一方、「ヨーロッパの文明は、地中海に生まれた。・・・一体となった地中海世界に、7世紀にイスラームが侵入した。そのため地中海は、より大きなイスラーム世界の一部として機能した。中世のヨーロッパ世界は、イスラーム勢力に囲まれたちっぽけなものでしかなかった。・・・そこからの脱却は、ポルトガルが喜望峰まわりでアジアに向かうルートを開拓してからのことであった。・・・ポルトガル以降、ヨーロッパ人はヨーロッパの船でアジアから商品を運び、そしてアジアへと商品を輸送するようになった。ヨーロッパ人は、海上ルートの物流をおさえていったのである。しかも、ヨーロッパは大西洋経済の形成に成功していった。その特徴は、西アフリカから黒人奴隷を新世界に運び、彼らがプランテーションでサトウキビを栽培するというものであった。大西洋経済の開発により、ヨーロッパ世界に砂糖やコーヒーなどの消費財が輸入され、ヨーロッパ人は豊かになっていった。さらにヨーロッパは、ヨーロッパ内部で情報の非対称性が少ない社会を構築することに成功し、市場への参入が容易な社会が形成されていった。ヨーロッパは、対外進出にあたり、ヨーロッパの商業システムを輸出していった。すなわち、ヨーロッパは、世界の枠組みをヨーロッパに有利なように変えていったのである」。

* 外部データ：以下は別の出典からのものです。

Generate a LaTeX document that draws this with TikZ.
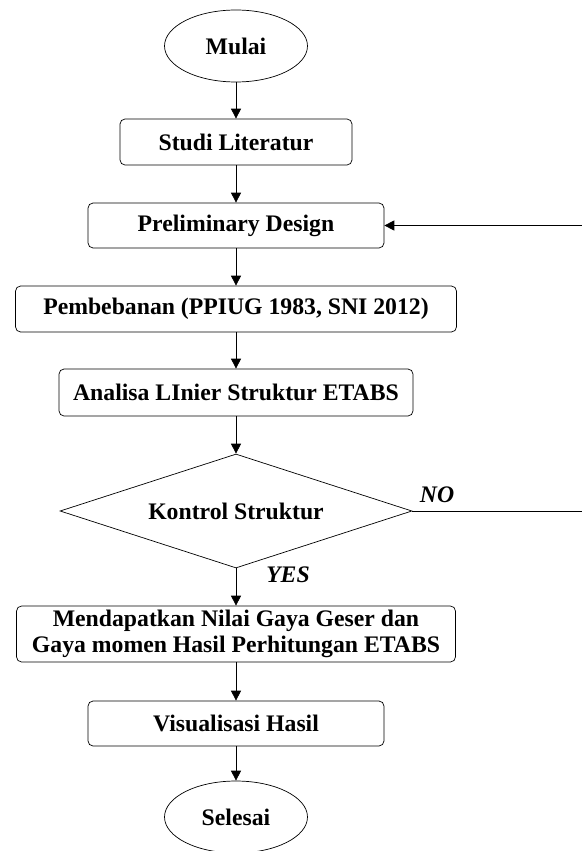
\documentclass[tikz,border=0pt]{standalone}
\usepackage{fontspec}
\setmainfont{Liberation Serif}
\usetikzlibrary{shapes.geometric,arrows.meta}

\begin{document}
\begin{tikzpicture}[x=0.02cm, y=-0.02cm,
    every node/.style={font=\fontsize{13.5}{14.5}\selectfont\bfseries},
    stepbox/.style={draw, rounded corners=1mm, align=center, inner sep=0pt},
    terminal/.style={draw, ellipse, inner sep=0pt, minimum width=2.86cm, minimum height=1.44cm},
    decision/.style={draw, diamond, inner sep=0pt, aspect=3.09, minimum width=7.04cm, minimum height=2.28cm},
    answer/.style={font=\fontsize{13.5}{14.5}\selectfont\bfseries\itshape},
    flow/.style={-{Triangle[length=2mm, width=2mm]}}]
  \useasboundingbox (0,0) rectangle (581,851);

  \node[terminal] (mulai) at (236,46) {Mulai};
  \node[stepbox, minimum width=4.64cm, minimum height=0.92cm] (studi) at (236,142) {Studi Literatur};
  \node[stepbox, minimum width=5.92cm, minimum height=0.9cm] (prelim) at (236,225.5) {Preliminary Design};
  \node[stepbox, minimum width=8.82cm, minimum height=0.92cm] (beban) at (236,309) {Pembebanan (PPIUG 1983, SNI 2012)};
  \node[stepbox, minimum width=7.08cm, minimum height=0.94cm] (analisa) at (236,392.5) {Analisa LInier Struktur ETABS};
  \node[decision] (kontrol) at (236,511) {Kontrol Struktur};
  \node[stepbox, minimum width=8.78cm, minimum height=1.12cm] (hasil) at (236,634)
    {Mendapatkan Nilai Gaya Geser dan\\Gaya momen Hasil Perhitungan ETABS};
  \node[stepbox, minimum width=5.92cm, minimum height=0.9cm] (visual) at (236,723.5) {Visualisasi Hasil};
  \node[terminal] (selesai) at (236,817) {Selesai};

  \node[answer] (no) at (437,495) {NO};
  \node[answer] (yes) at (288,575) {YES};
  \coordinate (balik) at (583,511);

  \draw[flow] (mulai) -- (studi);
  \draw[flow] (studi) -- (prelim);
  \draw[flow] (prelim) -- (beban);
  \draw[flow] (beban) -- (analisa);
  \draw[flow] (analisa) -- (kontrol);
  \draw[flow] (kontrol) -- (hasil);
  \draw[flow] (hasil) -- (visual);
  \draw[flow] (visual) -- (selesai);
  \draw[flow] (kontrol.east) -- (balik) |- (prelim.east);
\end{tikzpicture}
\end{document}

これとは対照的に、アジアの商人は、喜望峰を越えてヨーロッパや大西洋に進出することはありませんでした。このことが、やがて、ヨーロッパとアジアに決定的な差をもたらすことになったというのです。

世界は、ヨーロッパの手を通して、同質的な商業空間を持つようになっていきました。ヨーロッパは単に軍事力というハード・パワーだけではなく、活版印刷術というソフト・パワーによっても世界を支配していったのです。その後、さらに、「電信によって初めて、われわれは、人間が動くよりも速く情報が移動する時代」に移行していきます。

ヨーロッパによるヘゲモニーの主役は、ポルトガルからオランダへ、オランダからイギリスへ、イギリスからアメリカへと移っていきます。

「第一次世界大戦で経済的利益を獲得したアメリカの地位は大きく上昇し、第二次世界大戦が終わると、アメリカはヘゲモニー国家になった。アメリカは国際機関と多国籍企業を利用して、ヘゲモニーを握った」。

アメリカのヘゲモニーに翳りが見える昨今、「一帯一路により、中国はヘゲモニー国家になろうとしているようである。しかし、それは成功しないだろう。なぜなら、世界経済の活動が活発になることで中国に自動的に金が入ってくるシステムを開発しようとはしていないからである」。「中国経済が現在直面している問題としては、内陸部と沿海部の賃金のギャップと公害問題があげられよう。本来、『一帯一路』によってこの2つの問題の解決を目指さなければならないはずだが、それを目指しているようには思われない。これこそ、『一帯一路』の重要な欠落点であろう」。著者のこの指摘には目から鱗が落ちました。なお、一帯一路構想とは、中国西部~中央アジア~欧州を結ぶ「シルクロード経済ベルト」(一帯)と、中国沿岸部~東南アジア~インド~アフリカ~中東~欧州と連なる「21世紀海上シルクロード」(一路)からなっています。本書によって、中国が一帯一路の欠落点に気づくことがないよう祈るばかりです。